The Smiths called five witnesses, while Hurlbut called seven. Both Joseph Smith Jr. and his older brother Hyrum were called to testify.

Born on Dec. 23, 1805, Joseph had just turned 13 and, because of his young age, the court was obliged to determine his competency. Since he did, in fact, eventually testify, we can be sure that the court certified him to be, as the laws of the period stipulated, of “sound mind and memory,” without “vicious intention,” “maturity in crime” or “weak intellect.”

Moreover, as the documents demonstrate, the Smiths prevailed in court. They won their case. And they did so, at least in part, on the basis of the testimony given by young Joseph Smith little more than a year before his First Vision. 

As Jeffrey Walker summarizes the matter:

“The jurors, composed of the more affluent members of the community, found in favor of Joseph Smith Sr.’s claims against a much more prominent family. Even more important, this same jury, in conjunction with the local justice of the peace, found the young boy Joseph Smith Jr. to be both a credible and competent witness — something that some choose to dispute today. Yet there it is.”

The verdict of the court is consistent with the testimony given in 1875 by Joseph’s younger brother, William:

“Joseph Smith, at the age of seventeen years, with the moral training he had received from strictly pious and religious parents, could not have conceived the idea in his mind of palming off a fabulous story, such as seeing angels, etc. …

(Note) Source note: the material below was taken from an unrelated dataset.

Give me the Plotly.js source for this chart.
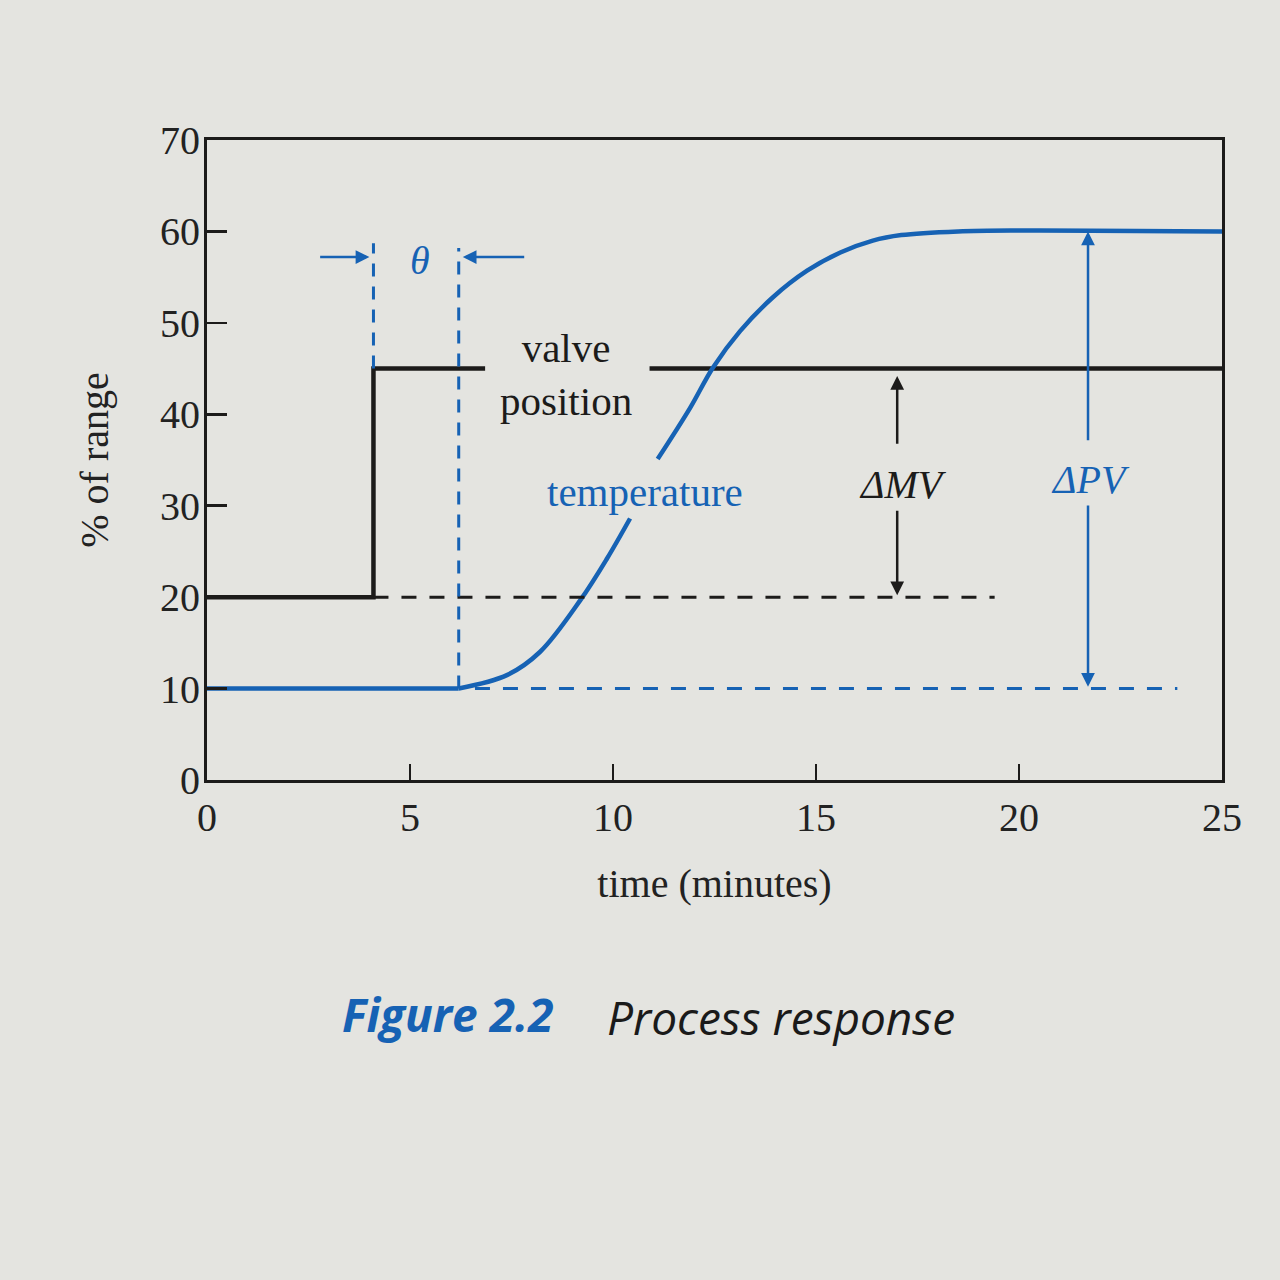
<!DOCTYPE html>
<html>
<head>
<meta charset="utf-8">
<script src="https://cdn.plot.ly/plotly-3.0.1.min.js"></script>
<style>html,body{margin:0;padding:0;background:#e4e4e0;}</style>
</head>
<body>
<div id="chart" style="width:1280px;height:1280px;"></div>
<script>
// Valve position (% of range) – solid black, split where the label sits
const valveTimeA = [0, 4.1, 4.1, 6.85];
const valveValA  = [20, 20, 45, 45];
const valveTimeB = [10.9, 25];
const valveValB  = [45, 45];

// Temperature (% of range) – solid blue: flat before the dead time, then the rise
const tempTimeFlat = [0, 6.2];
const tempValFlat  = [10, 10];
const tempTimeA = [6.2, 7.4, 8.2, 9.2, 9.85, 10.42];
const tempValA  = [10, 11.5, 14.0, 19.7, 24.2, 28.6];
const tempTimeB = [11.1, 11.9, 12.46, 13.13, 13.94, 14.78, 15.6, 16.4, 17.1, 18.5, 20, 25];
const tempValB  = [35.1, 40.7, 45.1, 49.1, 52.8, 55.7, 57.7, 59.0, 59.6, 60, 60.1, 60];

// Reference (dashed) lines
const mvBaseTime = [4.1, 19.4];
const mvBaseVal  = [20, 20];
const pvBaseTime = [6.6, 23.9];
const pvBaseVal  = [10, 10];
const stepMarkTime = [4.1, 4.1];
const stepMarkVal  = [45, 58.7];
const deadMarkTime = [6.2, 6.2];
const deadMarkVal  = [10, 58.2];

// Labels
const xTicks = [0, 5, 10, 15, 20, 25];
const yTicks = [0, 10, 20, 30, 40, 50, 60, 70];

const BLACK = '#1c1b1a';
const BLUE = '#1662b4';
const SERIF = 'Liberation Serif, Times New Roman, serif';

const traces = [
  {x: valveTimeA, y: valveValA, mode: 'lines', line: {color: BLACK, width: 4.5}},
  {x: valveTimeB, y: valveValB, mode: 'lines', line: {color: BLACK, width: 4.5}},
  {x: tempTimeFlat, y: tempValFlat, mode: 'lines', line: {color: BLUE, width: 4.5}},
  {x: tempTimeA, y: tempValA, mode: 'lines', line: {color: BLUE, width: 4.5, shape: 'spline', smoothing: 1}},
  {x: tempTimeB, y: tempValB, mode: 'lines', line: {color: BLUE, width: 4.5, shape: 'spline', smoothing: 1}},
  {x: mvBaseTime, y: mvBaseVal, mode: 'lines', line: {color: BLACK, width: 3, dash: '15px,13px'}},
  {x: pvBaseTime, y: pvBaseVal, mode: 'lines', line: {color: BLUE, width: 3, dash: '15px,13px'}},
  {x: stepMarkTime, y: stepMarkVal, mode: 'lines', line: {color: BLUE, width: 3, dash: '13px,10px'}},
  {x: deadMarkTime, y: deadMarkVal, mode: 'lines', line: {color: BLUE, width: 3, dash: '13px,10px'}}
].map(t => Object.assign(t, {showlegend: false, hoverinfo: 'skip'}));

function arrow(x, y, ax, ay, color) {
  return {x: x, y: y, ax: ax, ay: ay, xref: 'x', yref: 'y', axref: 'x', ayref: 'y',
    text: '', showarrow: true, arrowhead: 2, arrowsize: 1.1, arrowwidth: 2.5, arrowcolor: color};
}
function label(x, y, text, color, size) {
  return {x: x, y: y, xref: 'x', yref: 'y', text: text, showarrow: false,
    font: {family: SERIF, size: size || 40, color: color}};
}

const annotations = [
  arrow(4.0, 57.2, 2.75, 57.2, BLUE),
  arrow(6.3, 57.2, 7.85, 57.2, BLUE),
  label(5.25, 56.8, '<i>θ</i>', BLUE, 40),
  label(8.85, 44.3, 'valve<br>position', BLACK, 41),
  label(10.8, 31.5, 'temperature', BLUE, 41),
  arrow(17.0, 44.2, 17.0, 36.6, BLACK),
  arrow(17.0, 20.2, 17.0, 29.6, BLACK),
  label(17.15, 32.3, '<i>ΔMV</i>', BLACK, 40),
  arrow(21.7, 60.0, 21.7, 37.0, BLUE),
  arrow(21.7, 10.2, 21.7, 30.2, BLUE),
  label(21.75, 32.9, '<i>ΔPV</i>', BLUE, 40),
  {x: 0.343, y: -0.365, xref: 'paper', yref: 'paper', showarrow: false, xanchor: 'right', yanchor: 'middle',
   text: '<b><i>Figure 2.2</i></b>', font: {family: 'Open Sans, sans-serif', size: 46, color: BLUE}},
  {x: 0.392, y: -0.37, xref: 'paper', yref: 'paper', showarrow: false, xanchor: 'left', yanchor: 'middle',
   text: '<i>Process response</i>', font: {family: 'Open Sans, sans-serif', size: 46, color: '#1a1a1a'}}
];

const layout = {
  width: 1280, height: 1280,
  margin: {l: 207, r: 58, t: 140, b: 500},
  paper_bgcolor: '#e4e4e0', plot_bgcolor: '#e4e4e0',
  font: {family: SERIF, size: 40, color: '#222'},
  xaxis: {
    range: [0, 25], tickvals: xTicks, ticktext: xTicks.map(String),
    ticks: 'inside', ticklen: 16, tickwidth: 2.5, tickcolor: BLACK,
    showline: true, linecolor: BLACK, linewidth: 3, mirror: true,
    showgrid: false, zeroline: false, ticklabelstandoff: 0,
    tickfont: {family: SERIF, size: 40, color: '#222'},
    title: {text: 'time (minutes)', font: {family: SERIF, size: 40, color: '#222'}, standoff: 30}
  },
  yaxis: {
    range: [0, 70], tickvals: yTicks, ticktext: yTicks.map(String),
    ticks: 'inside', ticklen: 20, tickwidth: 2.5, tickcolor: BLACK,
    showline: true, linecolor: BLACK, linewidth: 3, mirror: true,
    showgrid: false, zeroline: false, ticklabelstandoff: -4,
    tickfont: {family: SERIF, size: 40, color: '#222'},
    title: {text: '% of range', font: {family: SERIF, size: 40, color: '#222'}, standoff: 40}
  },
  annotations: annotations
};

Plotly.newPlot('chart', traces, layout, {displayModeBar: false, staticPlot: true});
</script>
</body>
</html>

“There was not a single member of the family of sufficient age to know right from wrong but what had implicit confidence in the statements made by my brother Joseph concerning his vision and the knowledge he thereby obtained concerning the plates.

“Father and mother believed him; why should not the children? I suppose if he had told crooked stories about other things, we might have doubted his word about the plates, but Joseph was a truthful boy. That father and mother believed his report and suffered persecution for that belief shows that he was truthful.”

Or, as William put the same point in 1884:

“All believed it was true, father, mother, brothers and sisters. You can tell what a child is. Parents know whether their children are truthful or not. … Father knew his child was telling the truth.”

The proceedings of the 1819 trial are particularly important because they permit us a reliable glimpse into the Palmyra community’s estimation of Joseph and his family before his prophetic claims made him a focus of controversy. When, in the ensuing years, he had become notorious, some in Palmyra were able to convince themselves that the Smiths had always been of dubious character and reputation.

But, as I’ve observed previously in this column, strong, objective evidence undermines the credibility of those claims. (See “Were Smiths workers or slackers?”)

“We never knew we were bad folks,” William Smith reminisced late in his life, “until Joseph told his vision. We were considered respectable till then, but at once people began to circulate falsehoods and stories in a wonderful way.”